The five-week federal shutdown sent public servants to bread lines, disrupted services many Americans rely on and stalled key scientific research. It also, for several hours, exposed the Northwest to the remote but real risk of a volcanic eruption.

President Donald Trump announced Friday that he was ending the shutdown, but he threatened to shut the government down again in three weeks if Congress does not fund a wall along the U.S.-Mexico border.

On Jan. 5, real-time seismometer data from three Northwest volcanoes went dark, and there was no one around to figure out what went wrong.

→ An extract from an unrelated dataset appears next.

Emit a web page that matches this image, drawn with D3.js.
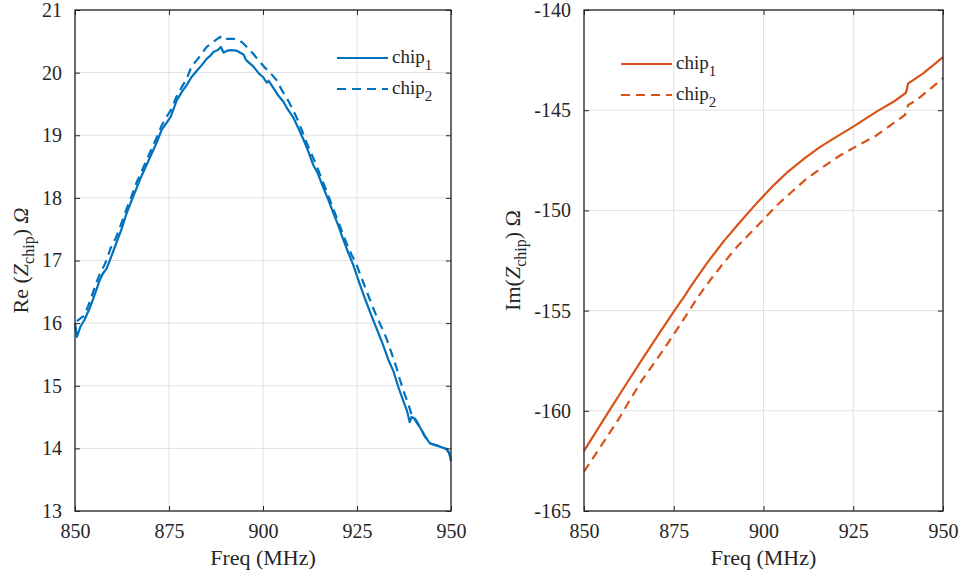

The breakdown included Mount St. Helens, Mount Rainier and Mount Hood according to Paul Bodin, a University of Washington seismologist who manages the Pacific Northwest Seismic Network.

The network is a collaboration between UW, the University of Oregon and the U.S. Geological Survey, an agency of the U.S. Department of the Interior. Its 300 sensor stations around the Northwest detect earthquakes and other rumblings of the earth’s crust and magma.

In short, the university-government partnership keeps watch on the earthquakes and volcanoes that could bring the Northwest to its knees.

Bodin said about half the people who work on the network were sidelined by the shutdown.

On that Saturday when the volcano data went dark, a computer network or router apparently broke down near the main West Coast office of the U.S. Geological Survey in Menlo Park, California. The Northwest’s seismic data runs through that office.

“That computer network was interrupted, and we weren’t getting data for about five to six hours,” Bodin said.

For those hours, our region was nearly blind to what was happening inside our backyard volcanoes. (Data from seismometers away from the volcanoes was still getting through the network.)

Bodin said, normally, such a problem would be fixed in about 10 minutes.

But like many federal agencies, the USGS was down to a skeleton crew of staff deemed "essential" during the shutdown. Everyone in the USGS Seattle office was furloughed.

Bodin said it took time to track down someone in Menlo Park who was available to find and fix the problem. He's still not sure exactly what happened since USGS staff have yet to return to work.

“We were fortunate there was no volcanic activity during that time, so the impact to the general public was nil,” Bodin said.

Bodin said the network is supposed to receive federal grants on Feb. 1 to get an earthquake early warning system up and running for the Northwest, similar to the system California has.

He said on Thursday that even if the shutdown ended immediately, he expected those grants and the Northwest’s early warning system would probably be delayed.